Tuesday, September 02, 2014

RICH STATE, POOR STATE: Real Per Capita Income by State (2012).

Not surprisingly, the most prosperous place in the U.S. is the District of Columbia.... In the Age of Obama, lobbyists reign supreme. A few blue states are prosperous ... [b]ut most of the country’s wealthiest states are red or purple: in addition to the Dakotas, Wyoming (#3), Nebraska (#6), Iowa (#7) and Kansas (#11).
Kansans are smart, but you can't tell that to the average liberal.
It is noteworthy, too, that states like New York, California and Illinois have much more income inequality than states like the Dakotas. If we saw the same data using medians instead of averages, the Dakotas, Wyoming, Nebraska, etc. would look even better. The average person is remarkably better off in those states.
You apparently have to plow through the data to get a sense of the rightness of the above statement; it isn't obvious from the chart.

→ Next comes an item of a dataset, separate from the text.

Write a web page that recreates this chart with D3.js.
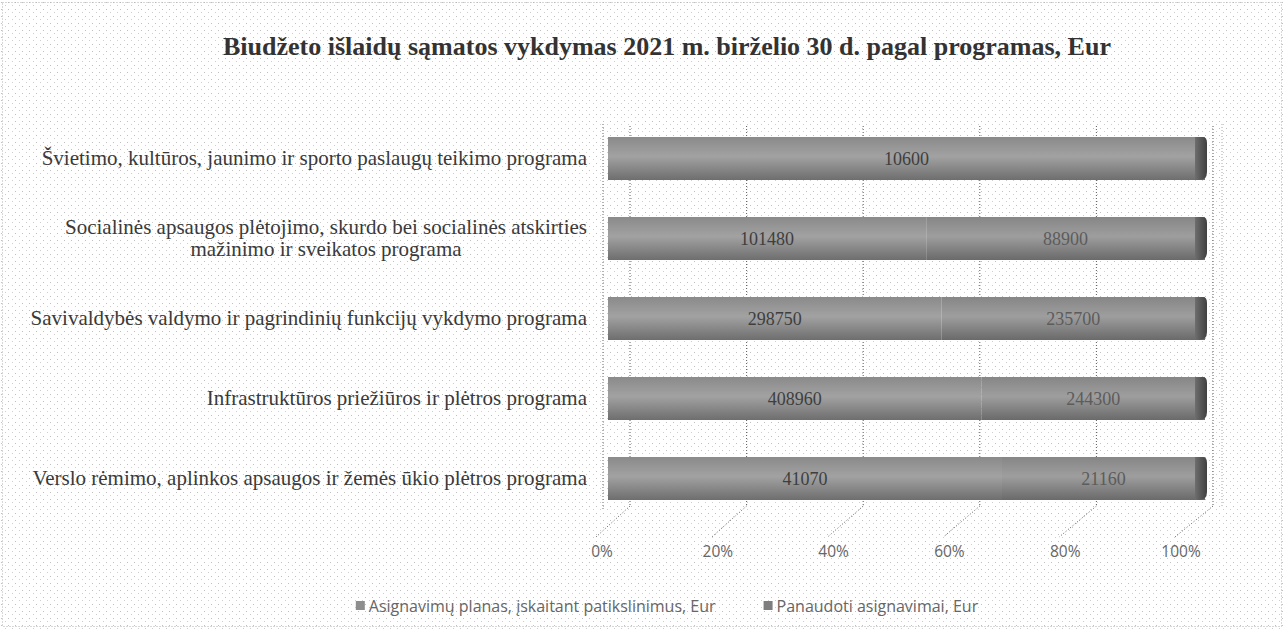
<!DOCTYPE html>
<html>
<head>
<meta charset="utf-8">
<script src="https://cdn.jsdelivr.net/npm/d3@7"></script>
<style>
  html, body { margin: 0; padding: 0; background: #fff; }
  svg { display: block; }
</style>
</head>
<body>
<div id="chart"></div>
<script>
// data (labels mostly illegible, values estimated)
const categories = [
    "Švietimo, kultūros, jaunimo ir sporto paslaugų teikimo programa",
    "Socialinės apsaugos plėtojimo, skurdo bei socialinės atskirties mažinimo ir sveikatos programa",
    "Savivaldybės valdymo ir pagrindinių funkcijų vykdymo programa",
    "Infrastruktūros priežiūros ir plėtros programa",
    "Verslo rėmimo, aplinkos apsaugos ir žemės ūkio plėtros programa"
];
const planValues = [10600, 101480, 298750, 408960, 41070];
const usedValues = [0, 88900, 235700, 244300, 21160];
const seriesNames = ["Asignavimų planas, įskaitant patikslinimus, Eur", "Panaudoti asignavimai, Eur"];
const tickLabels = ["0%", "20%", "40%", "60%", "80%", "100%"];
const titleText = "Biudžeto išlaidų sąmatos vykdymas 2021 m. birželio 30 d. pagal programas, Eur";

const width = 1284, height = 629;
const serif = "'Liberation Serif', 'Times New Roman', serif";
const sans = "'Open Sans', 'Noto Sans', sans-serif";

const rows = categories.map((c, i) => ({ name: c, plan: planValues[i], used: usedValues[i] }));
const stacked = d3.stack().keys(["plan", "used"]).offset(d3.stackOffsetExpand)(rows);

const svg = d3.select("#chart").append("svg")
    .attr("width", width)
    .attr("height", height);

const defs = svg.append("defs");

// speckled scan background
const pat = defs.append("pattern")
    .attr("id", "speckle")
    .attr("width", 7).attr("height", 7)
    .attr("patternUnits", "userSpaceOnUse");
pat.append("rect").attr("width", 7).attr("height", 7).attr("fill", "#fff");
pat.append("rect").attr("x", 1).attr("y", 2).attr("width", 1).attr("height", 1).attr("fill", "#c0c0c0");
pat.append("rect").attr("x", 5).attr("y", 5).attr("width", 1).attr("height", 1).attr("fill", "#cecece");

const grads = [["barA", "#8a8a8a", "#a2a2a2", "#6e6e6e"], ["barB", "#868686", "#9e9e9e", "#6a6a6a"]];
grads.forEach(([id, top, mid, bottom]) => {
    const g = defs.append("linearGradient").attr("id", id)
        .attr("x1", 0).attr("y1", 0).attr("x2", 0).attr("y2", 1);
    g.append("stop").attr("offset", "0%").attr("stop-color", top);
    g.append("stop").attr("offset", "45%").attr("stop-color", mid);
    g.append("stop").attr("offset", "100%").attr("stop-color", bottom);
});
const capGrad = defs.append("linearGradient").attr("id", "cap")
    .attr("x1", 0).attr("y1", 0).attr("x2", 1).attr("y2", 0);
capGrad.append("stop").attr("offset", "0%").attr("stop-color", "#6e6e6e");
capGrad.append("stop").attr("offset", "100%").attr("stop-color", "#404040");

svg.append("rect")
    .attr("x", 0).attr("y", 0).attr("width", width).attr("height", height)
    .attr("fill", "url(#speckle)");
svg.append("rect")
    .attr("x", 2.5).attr("y", 2.5).attr("width", width - 5).attr("height", height - 5)
    .attr("fill", "none").attr("stroke", "#b0b0b0").attr("stroke-dasharray", "1,2");

// title
svg.append("text")
    .attr("x", 667).attr("y", 55)
    .attr("text-anchor", "middle")
    .style("font-family", serif)
    .style("font-weight", "bold")
    .style("font-size", "26px")
    .attr("fill", "#333")
    .text(titleText);

// scales: bars, back wall (gridlines), front floor edge (tick labels)
const x = d3.scaleLinear().domain([0, 1]).range([608, 1205]);
const xBack = d3.scaleLinear().domain([0, 1]).range([630, 1213]);
const xFront = d3.scaleLinear().domain([0, 1]).range([602, 1181]);
const y = d3.scaleBand().domain(categories).range([117, 520]).paddingInner(0.4625).paddingOuter(0.25);

const ticks = d3.range(0, 1.0001, 0.2);
const floorTop = 506, floorBottom = 537;

// gridlines on the back wall
svg.append("g").selectAll("line")
    .data(ticks)
    .join("line")
    .attr("x1", d => xBack(d)).attr("x2", d => xBack(d))
    .attr("y1", 126).attr("y2", floorTop)
    .attr("stroke", "#5a5a5a").attr("stroke-width", 1)
    .attr("stroke-dasharray", "1,2");

// floor lines
svg.append("g").selectAll("line")
    .data(ticks)
    .join("line")
    .attr("x1", d => xBack(d)).attr("y1", floorTop)
    .attr("x2", d => xFront(d) - 6).attr("y2", floorBottom)
    .attr("stroke", "#5a5a5a").attr("stroke-width", 1)
    .attr("stroke-dasharray", "1,2");

// side wall edges
svg.append("line")
    .attr("x1", 603).attr("x2", 603).attr("y1", 124).attr("y2", floorTop + 4)
    .attr("stroke", "#6a6a6a").attr("stroke-dasharray", "1,2");
svg.append("line")
    .attr("x1", 1222).attr("x2", 1222).attr("y1", 124).attr("y2", floorTop)
    .attr("stroke", "#a8a8a8").attr("stroke-dasharray", "1,2");

// tick labels
svg.append("g").selectAll("text")
    .data(ticks)
    .join("text")
    .attr("x", d => xFront(d))
    .attr("y", 557)
    .attr("text-anchor", "middle")
    .style("font-family", sans)
    .style("font-size", "15.5px")
    .attr("fill", "#666")
    .text((d, i) => tickLabels[i]);

// bars
const barG = svg.append("g");
stacked.forEach((series, si) => {
    barG.append("g").selectAll("rect")
        .data(series.filter(d => d[1] - d[0] > 0))
        .join("rect")
        .attr("x", d => x(d[0]))
        .attr("y", d => y(d.data.name))
        .attr("width", d => x(d[1]) - x(d[0]))
        .attr("height", y.bandwidth())
        .attr("fill", si === 0 ? "url(#barA)" : "url(#barB)");
});

// darker rounded end of each bar
barG.append("g").selectAll("path")
    .data(rows)
    .join("path")
    .attr("d", d => {
        const x1 = x(1), y0 = y(d.name), h = y.bandwidth();
        return `M${x1 - 10},${y0} L${x1 - 2},${y0} Q${x1 + 2},${y0} ${x1 + 2},${y0 + 6} L${x1 + 2},${y0 + h - 8} Q${x1 + 2},${y0 + h} ${x1 - 6},${y0 + h} L${x1 - 10},${y0 + h} Z`;
    })
    .attr("fill", "url(#cap)");

// value labels
const fmt = d3.format("d");
stacked.forEach(series => {
    svg.append("g").selectAll("text")
        .data(series.filter(d => d[1] - d[0] > 0))
        .join("text")
        .attr("x", d => x((d[0] + d[1]) / 2))
        .attr("y", d => y(d.data.name) + y.bandwidth() / 2)
        .attr("dy", "0.35em")
        .attr("text-anchor", "middle")
        .style("font-family", serif)
        .style("font-size", "18px")
        .attr("fill", series.key === "plan" ? "#3e3e3e" : "#5c5c5c")
        .text(d => fmt(d.data[series.key]));
});

// category labels, wrapped, block right-aligned
const labelRight = 587, maxWidth = 586, lineH = 22;
const catG = svg.append("g")
    .style("font-family", serif)
    .style("font-size", "21px")
    .attr("fill", "#3a3a3a");
categories.forEach(name => {
    const words = name.split(" ");
    const lines = [];
    let line = [];
    const probe = catG.append("text");
    words.forEach(w => {
        line.push(w);
        probe.text(line.join(" "));
        if (probe.node().getComputedTextLength() > maxWidth && line.length > 1) {
            line.pop();
            lines.push(line.join(" "));
            line = [w];
        }
    });
    lines.push(line.join(" "));
    const widths = lines.map(l => { probe.text(l); return probe.node().getComputedTextLength(); });
    probe.remove();
    const blockW = d3.max(widths);
    const cy = y(name) + y.bandwidth() / 2 - 1;
    const startY = cy - (lines.length - 1) * lineH / 2;
    lines.forEach((l, i) => {
        catG.append("text")
            .attr("x", labelRight - blockW / 2)
            .attr("y", startY + i * lineH)
            .attr("dy", "0.35em")
            .attr("text-anchor", "middle")
            .text(l);
    });
});

// legend
const legendG = svg.append("g")
    .style("font-family", sans)
    .style("font-size", "16px")
    .attr("fill", "#666");
let lx = 0;
seriesNames.forEach((s, i) => {
    const it = legendG.append("g").attr("transform", `translate(${lx},0)`);
    it.append("rect")
        .attr("x", 0).attr("y", -5).attr("width", 9).attr("height", 9)
        .attr("fill", i === 0 ? "#8e8e8e" : "#7e7e7e");
    const t = it.append("text").attr("x", 13).attr("dy", "0.35em").text(s);
    lx += 13 + t.node().getComputedTextLength() + 48;
});
const legendW = lx - 48;
legendG.attr("transform", `translate(${667 - legendW / 2},606)`);
</script>
</body>
</html>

And finally, this conclusion:
While one should rarely draw sweeping conclusions from a single data set, these numbers do cause one to wonder: the blue model has plainly failed at the state level, so why would anyone want to implement it at the federal level?
The 'blue state' model is essentially a feudal plantation model; it has the rich (plantation) owners surrounded by their servants, with a few shopkeepers leavened in to fill the niches.